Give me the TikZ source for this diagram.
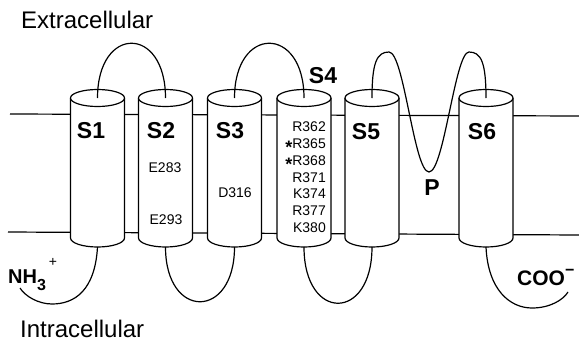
\documentclass[tikz,border=0pt]{standalone}
\usepackage{fontspec}
\setmainfont{Liberation Sans}
\newcommand\tmcyl[2]{%
  \coordinate (#1top) at (#2,98);
  \coordinate (#1bot) at (#2,247);
  \filldraw[cylline] (#2-27,98) -- (#2-27,238) arc[start angle=180, end angle=0, x radius=27, y radius=9] -- (#2+27,98);
  \filldraw[cylline] (#2,98) ellipse[x radius=27, y radius=8.5];
}
\newcommand\resstar{\raisebox{-5.5pt}{\fontsize{18}{18}\selectfont\bfseries *}}
\begin{document}
\begin{tikzpicture}[x=1pt,y=-1pt,
  memline/.style={line width=1.2pt},
  loopline/.style={line width=1.2pt},
  cylline/.style={line width=1.2pt, fill=white},
  seglabel/.style={font=\fontsize{23}{23}\selectfont\bfseries, anchor=base, inner sep=0pt},
  reslabel/.style={font=\fontsize{14}{14}\selectfont, anchor=base, inner sep=0pt},
  rlabel/.style={font=\fontsize{14}{14}\selectfont, anchor=base east, inner sep=0pt},
  sidelabel/.style={font=\fontsize{24}{24}\selectfont, anchor=base west, inner sep=0pt},
  termlabel/.style={font=\bfseries, anchor=base west, inner sep=0pt}]
\useasboundingbox (0,0) rectangle (579,343);
% membrane
\coordinate (mtl) at (10,114);
\coordinate (mtr) at (579,116);
\coordinate (mbl) at (8,232);
\coordinate (mbr) at (579,235);
\draw[memline] (mtl) -- (mtr);
\draw[memline] (mbl) -- (mbr);
% cylinders
\tmcyl{s1}{97.5}
\tmcyl{s2}{165.5}
\tmcyl{s3}{234.5}
\tmcyl{s4}{304}
\tmcyl{s5}{372}
\tmcyl{s6}{486}
% extracellular loops
\draw[loopline] (s1top) .. controls (97.5,25) and (165.5,25) .. (s2top);
\draw[loopline] (s3top) .. controls (234.5,25) and (304,25) .. (s4top);
\draw[loopline] (s5top) .. controls (372,62) and (377,52) .. (389,52)
  .. controls (404,52) and (414,172) .. (429,172)
  .. controls (444,172) and (455,52) .. (469,52)
  .. controls (481,52) and (486,62) .. (s6top);
% intracellular loops
\draw[loopline] (s2bot) .. controls (165.5,320) and (234.5,320) .. (s3bot);
\draw[loopline] (s4bot) .. controls (304,322) and (372,322) .. (s5bot);
% termini
\coordinate (nend) at (20,288);
\coordinate (cend) at (568,292);
\draw[loopline] (s1bot) .. controls (95,290) and (75,304) .. (52,304)
  .. controls (38,304) and (25,296) .. (nend);
\draw[loopline] (s6bot) .. controls (488,290) and (510,308) .. (532,308)
  .. controls (550,308) and (563,300) .. (cend);
% labels
\node[sidelabel] (extra) at (21,28) {Extracellular};
\node[sidelabel] (intra) at (20,337) {Intracellular};
\node[seglabel] (l1) at (91,138) {S1};
\node[seglabel] (l2) at (161,138) {S2};
\node[seglabel] (l3) at (230,138) {S3};
\node[seglabel] (l4) at (323,83) {S4};
\node[seglabel] (l5) at (366,139) {S5};
\node[seglabel] (l6) at (482,139) {S6};
\node[seglabel] (lp) at (432,195) {P};
\node[reslabel] (e283) at (165,172) {E283};
\node[reslabel] (e293) at (166,224) {E293};
\node[reslabel] (d316) at (235,197) {D316};
\node[rlabel] (r362) at (326,131) {R362};
\node[rlabel] (r365) at (326,148) {\resstar R365};
\node[rlabel] (r368) at (326,165) {\resstar R368};
\node[rlabel] (r371) at (326,182) {R371};
\node[rlabel] (k374) at (326,198) {K374};
\node[rlabel] (r377) at (326,215) {R377};
\node[rlabel] (k380) at (326,232) {K380};
\node[termlabel] (nh3) at (8,283) {\fontsize{20}{20}\selectfont NH\raisebox{-7pt}{\fontsize{16}{16}\selectfont 3}\hspace{3pt}\raisebox{17pt}{\fontsize{14}{14}\selectfont\mdseries +}};
\node[termlabel] (coo) at (517,285) {\fontsize{21}{21}\selectfont COO\raisebox{10pt}{\fontsize{16}{16}\selectfont −}};
\end{tikzpicture}
\end{document}
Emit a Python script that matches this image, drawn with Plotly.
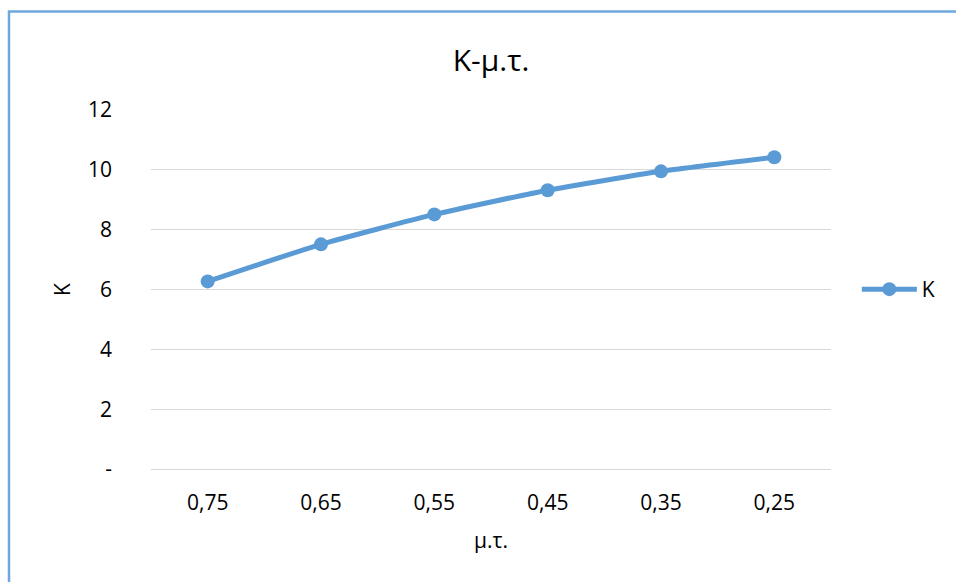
import plotly.graph_objects as go

# Data
categories = ["0,75", "0,65", "0,55", "0,45", "0,35", "0,25"]
k_values = [6.27, 7.51, 8.51, 9.32, 9.95, 10.42]
y_tick_vals = [0, 2, 4, 6, 8, 10, 12]
y_tick_text = ["-", "2", "4", "6", "8", "10", "12"]

LINE_BLUE = "#5B9BD5"
GRID = "#D9D9D9"
FONT = "Open Sans"

fig = go.Figure()
fig.add_trace(go.Scatter(
    x=categories,
    y=k_values,
    mode="lines+markers",
    name="K",
    line=dict(color=LINE_BLUE, width=5, shape="spline", smoothing=0.5),
    marker=dict(color=LINE_BLUE, size=14),
))

fig.update_layout(
    width=956,
    height=582,
    margin=dict(l=151, r=125, t=110, b=113),
    paper_bgcolor="white",
    plot_bgcolor="white",
    font=dict(family=FONT, color="#000000", size=21),
    title=dict(
        text="K-μ.τ.",
        font=dict(family=FONT, size=30, color="#000000"),
        x=(151 + 680 / 2) / 956,
        xanchor="center",
        y=1 - 60 / 582,
        yanchor="middle",
    ),
    showlegend=True,
    legend=dict(
        x=1.038,
        xanchor="left",
        y=0.5,
        yanchor="middle",
        font=dict(family=FONT, size=21),
        itemwidth=55,
        bgcolor="rgba(0,0,0,0)",
    ),
    xaxis=dict(
        type="category",
        range=[-0.5, 5.5],
        showgrid=False,
        showline=False,
        zeroline=False,
        ticks="",
        tickfont=dict(family=FONT, size=21),
        ticklabelstandoff=19,
        title=dict(text="μ.τ.", font=dict(family=FONT, size=21), standoff=18),
        fixedrange=True,
    ),
    yaxis=dict(
        range=[0, 12],
        tickvals=y_tick_vals,
        ticktext=y_tick_text,
        showgrid=True,
        gridcolor=GRID,
        gridwidth=1.3,
        zeroline=True,
        zerolinecolor=GRID,
        zerolinewidth=1.3,
        showline=False,
        ticks="",
        tickfont=dict(family=FONT, size=21),
        ticklabelstandoff=38,
        title=dict(text="K", font=dict(family=FONT, size=21), standoff=11),
        fixedrange=True,
    ),
)

# Chart-area border (left and top edges visible, the rest runs past the frame)
px_l, px_w, px_b, px_h = 151, 680, 469, 359
fig.add_shape(
    type="rect",
    xref="paper", yref="paper",
    x0=(9 - px_l) / px_w, x1=(1000 - px_l) / px_w,
    y0=(px_b - 620) / px_h, y1=(px_b - 11.5) / px_h,
    line=dict(color="#6FA8DC", width=2.5),
    fillcolor="rgba(0,0,0,0)",
    layer="below",
)

fig.write_html("out.html")
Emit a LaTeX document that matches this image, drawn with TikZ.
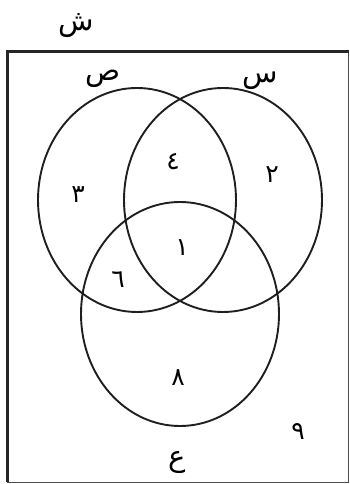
\documentclass[tikz,border=0pt]{standalone}
\usepackage{fontspec}
\newfontfamily\arabicfont[Script=Arabic]{DejaVu Sans}
\TeXXeTstate=1
\begin{document}
\begin{tikzpicture}[x=1pt,y=1pt,
  setcurve/.style={line width=1.9pt, draw=black!88},
  letter/.style={font=\arabicfont\fontsize{29}{29}\selectfont, inner sep=0pt},
  num/.style={font=\arabicfont\fontsize{25}{25}\selectfont, inner sep=0pt}]
\useasboundingbox (0,0) rectangle (350,484);
% frame
\draw[line width=0.8pt, draw=black!70] (7,432) rectangle (348,2);
\draw[line width=3pt, draw=black!85] (7,2) -- (7,432) -- (349,432);
% sets
\draw[setcurve] (137,284) ellipse [x radius=99pt, y radius=112pt];
\draw[setcurve] (223,284) ellipse [x radius=99pt, y radius=112pt];
\draw[setcurve] (180,170) ellipse [x radius=99pt, y radius=112pt];
% labels
\node[letter] (U) at (76,458) {\beginR ش\endR};
\node[letter] (Y) at (103,405) {\beginR ص\endR};
\node[letter] (X) at (260,403) {\beginR س\endR};
\node[letter] (Z) at (177,22) {\beginR ع\endR};
% numbers
\node[num] (n3) at (78,289) {\beginR ٣\endR};
\node[num] (n4) at (173,322) {\beginR ٤\endR};
\node[num] (n2) at (272,309) {\beginR ٢\endR};
\node[num] (n1) at (182,236) {\beginR ١\endR};
\node[num] (n6) at (118,204) {\beginR ٦\endR};
\node[num] (n8) at (178,106) {\beginR ٨\endR};
\node[num] (n9) at (298,52) {\beginR ٩\endR};
\end{tikzpicture}
\end{document}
┄┄┄┄┄┄┄┄┄┄
## WHAT TO PRODUCE
Could you repeat, exactly and with nothing else, the lines from the one containing "Emit a LaTeX" through the last line of the records above, leaving out the pictures?

## WORKED SOLUTION
Emit a LaTeX document that matches this image, drawn with TikZ.
\documentclass[tikz,border=0pt]{standalone}
\usepackage{fontspec}
\newfontfamily\arabicfont[Script=Arabic]{DejaVu Sans}
\TeXXeTstate=1
\begin{document}
\begin{tikzpicture}[x=1pt,y=1pt,
  setcurve/.style={line width=1.9pt, draw=black!88},
  letter/.style={font=\arabicfont\fontsize{29}{29}\selectfont, inner sep=0pt},
  num/.style={font=\arabicfont\fontsize{25}{25}\selectfont, inner sep=0pt}]
\useasboundingbox (0,0) rectangle (350,484);
% frame
\draw[line width=0.8pt, draw=black!70] (7,432) rectangle (348,2);
\draw[line width=3pt, draw=black!85] (7,2) -- (7,432) -- (349,432);
% sets
\draw[setcurve] (137,284) ellipse [x radius=99pt, y radius=112pt];
\draw[setcurve] (223,284) ellipse [x radius=99pt, y radius=112pt];
\draw[setcurve] (180,170) ellipse [x radius=99pt, y radius=112pt];
% labels
\node[letter] (U) at (76,458) {\beginR ش\endR};
\node[letter] (Y) at (103,405) {\beginR ص\endR};
\node[letter] (X) at (260,403) {\beginR س\endR};
\node[letter] (Z) at (177,22) {\beginR ع\endR};
% numbers
\node[num] (n3) at (78,289) {\beginR ٣\endR};
\node[num] (n4) at (173,322) {\beginR ٤\endR};
\node[num] (n2) at (272,309) {\beginR ٢\endR};
\node[num] (n1) at (182,236) {\beginR ١\endR};
\node[num] (n6) at (118,204) {\beginR ٦\endR};
\node[num] (n8) at (178,106) {\beginR ٨\endR};
\node[num] (n9) at (298,52) {\beginR ٩\endR};
\end{tikzpicture}
\end{document}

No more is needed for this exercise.